Citizens of an island nation learn the ways that magic both blesses and curses their lives. In Popisho, every child is born with "cors": their own particular type of magical power. They become acolytes to those who can teach them skills or are assisted by obeah women, whose “sole purpose was to curate magic.” For Anise, her cors is ironic: She is a healer and diagnostician, though she cannot heal whatever causes her own babies to be stillborn. Xavier’s cors is the ability to conjure any flavor into food with his hands; he is the country’s "macaenus," chosen by the gods to feed every citizen once, at the right time: "a man born to cook just for your individual appetite….He gave you what you needed, and that wasn’t just food: it was inspiration.” As the novel opens, Xavier has been tapped by Popisho’s governor to cook for his daughter, Sonteine, and her fiance on their wedding night—out of turn for a meal from the macaenus. Sonteine appears to have no cors while her twin brother, Romanza, has brought equal consternation to their powerful family by becoming acolyte—and lover—to an “indigent” man, a class of citizen who lives off the land. When a blast of magic affects all the island’s women at the same time, it brings these characters together in new ways and changes everyone’s understanding of love and community. Ross, who lives in England and was raised in Jamaica, wheels kaleidoscopically through different points of view and backward and forward in time, offering readers a cross section of her invented country: its politics, religion, economy, food. Her novel carves out a place in the canon of memorable works of magical realism alongside Midnight’s Children and One Hundred Years of Solitude, but it's also totally itself, a raunchy, sly, colorful exploration of individual and collective identity. A novel that suffuses the senses. Copyright © Kirkus Reviews, used with permission.


Book list
From Booklist, Copyright © American Library Association. Used with permission.

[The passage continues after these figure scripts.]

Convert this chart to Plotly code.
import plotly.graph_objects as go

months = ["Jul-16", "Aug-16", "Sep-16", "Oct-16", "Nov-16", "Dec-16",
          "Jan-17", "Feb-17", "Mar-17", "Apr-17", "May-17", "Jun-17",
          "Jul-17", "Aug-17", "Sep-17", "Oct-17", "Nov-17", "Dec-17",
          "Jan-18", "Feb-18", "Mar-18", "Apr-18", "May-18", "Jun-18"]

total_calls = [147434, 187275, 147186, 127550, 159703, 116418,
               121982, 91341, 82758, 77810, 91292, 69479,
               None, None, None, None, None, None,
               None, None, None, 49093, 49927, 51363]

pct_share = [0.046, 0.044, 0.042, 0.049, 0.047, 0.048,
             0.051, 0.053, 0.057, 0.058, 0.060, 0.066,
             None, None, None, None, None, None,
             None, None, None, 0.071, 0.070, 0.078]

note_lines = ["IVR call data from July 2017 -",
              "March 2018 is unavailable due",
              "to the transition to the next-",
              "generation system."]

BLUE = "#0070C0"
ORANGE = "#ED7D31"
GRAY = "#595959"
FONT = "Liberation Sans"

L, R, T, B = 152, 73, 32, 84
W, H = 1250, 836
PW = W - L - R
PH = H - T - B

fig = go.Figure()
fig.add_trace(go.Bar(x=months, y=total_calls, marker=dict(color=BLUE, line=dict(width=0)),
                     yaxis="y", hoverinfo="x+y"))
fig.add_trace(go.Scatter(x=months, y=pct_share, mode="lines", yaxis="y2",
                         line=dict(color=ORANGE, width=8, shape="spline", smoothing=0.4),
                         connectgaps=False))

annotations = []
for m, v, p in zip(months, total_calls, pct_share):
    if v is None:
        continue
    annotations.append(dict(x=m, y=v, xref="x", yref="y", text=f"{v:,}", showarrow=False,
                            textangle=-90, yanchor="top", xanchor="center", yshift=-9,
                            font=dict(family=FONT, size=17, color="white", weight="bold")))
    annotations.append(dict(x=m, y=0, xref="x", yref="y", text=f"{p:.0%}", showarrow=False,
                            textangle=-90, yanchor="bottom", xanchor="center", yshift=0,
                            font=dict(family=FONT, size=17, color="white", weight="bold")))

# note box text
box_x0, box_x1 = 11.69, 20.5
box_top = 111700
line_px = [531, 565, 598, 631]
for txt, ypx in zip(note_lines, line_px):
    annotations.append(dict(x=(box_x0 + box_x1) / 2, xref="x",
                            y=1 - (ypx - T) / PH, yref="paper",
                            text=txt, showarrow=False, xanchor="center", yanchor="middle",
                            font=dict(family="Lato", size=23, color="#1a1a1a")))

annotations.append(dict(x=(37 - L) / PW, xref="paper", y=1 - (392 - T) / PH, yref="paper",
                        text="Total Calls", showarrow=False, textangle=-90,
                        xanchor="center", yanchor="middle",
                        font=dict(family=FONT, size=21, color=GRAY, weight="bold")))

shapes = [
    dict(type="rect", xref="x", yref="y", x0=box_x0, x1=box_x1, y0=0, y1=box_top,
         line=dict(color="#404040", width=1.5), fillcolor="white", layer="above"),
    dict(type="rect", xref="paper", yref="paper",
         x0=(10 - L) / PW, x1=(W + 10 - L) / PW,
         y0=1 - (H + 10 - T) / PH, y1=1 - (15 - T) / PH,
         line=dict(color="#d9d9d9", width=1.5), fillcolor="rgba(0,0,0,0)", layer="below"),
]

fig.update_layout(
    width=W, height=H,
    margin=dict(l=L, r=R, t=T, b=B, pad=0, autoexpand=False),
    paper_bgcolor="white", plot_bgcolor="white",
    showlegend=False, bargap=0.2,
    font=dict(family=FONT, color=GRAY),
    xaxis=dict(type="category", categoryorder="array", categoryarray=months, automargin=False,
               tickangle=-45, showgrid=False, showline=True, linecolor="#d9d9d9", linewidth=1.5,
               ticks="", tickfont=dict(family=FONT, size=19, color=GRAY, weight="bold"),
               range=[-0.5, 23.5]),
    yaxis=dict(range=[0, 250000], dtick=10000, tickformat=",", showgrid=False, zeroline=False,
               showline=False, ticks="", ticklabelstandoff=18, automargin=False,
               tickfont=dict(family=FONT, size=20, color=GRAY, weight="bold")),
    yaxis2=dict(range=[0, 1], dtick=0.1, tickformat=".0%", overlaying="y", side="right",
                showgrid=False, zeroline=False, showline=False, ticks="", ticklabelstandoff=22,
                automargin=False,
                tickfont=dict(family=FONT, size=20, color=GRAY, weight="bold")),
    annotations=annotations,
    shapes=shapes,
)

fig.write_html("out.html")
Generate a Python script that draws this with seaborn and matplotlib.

The wondrous archipelago of Popisho is a place of magic, from the extraordinary powers of its denizens to the rich tapestry woven from its vividly imagined landscape, traditions, and culture. Emulating the best practitioners of magical realism, Ross takes us beyond normal experience and convinces us of the otherworldly cooking powers of Xavier, the healing energy of Anise, and the lie-detecting abilities of Zaza. Sonteine Intiasar’s wedding day and Xavier’s conscription by the governor to provide a wedding feast set the plot into motion and it quickly expands to embrace many stories. Tears mix with laughter as we learn about death, infidelity, corruption, truth, desire, and love. The strangeness of the fate of the island women’s “pum-pums” (vaginas), Xavier’s addiction, the obeah women’s roles, and the veiled critique of colonialism are all elements within this expansive weaving, which is held together so effectively by Ross’ creative use of language and gripping characterizations. Passing reminders of the works of Gabriel Garcia Márquez and Alice Walker serve to establish Ross firmly in the global storytelling tradition of bold and beautiful narratives that demand much of the reader, but deliver the promised prize of a stirring literary experience.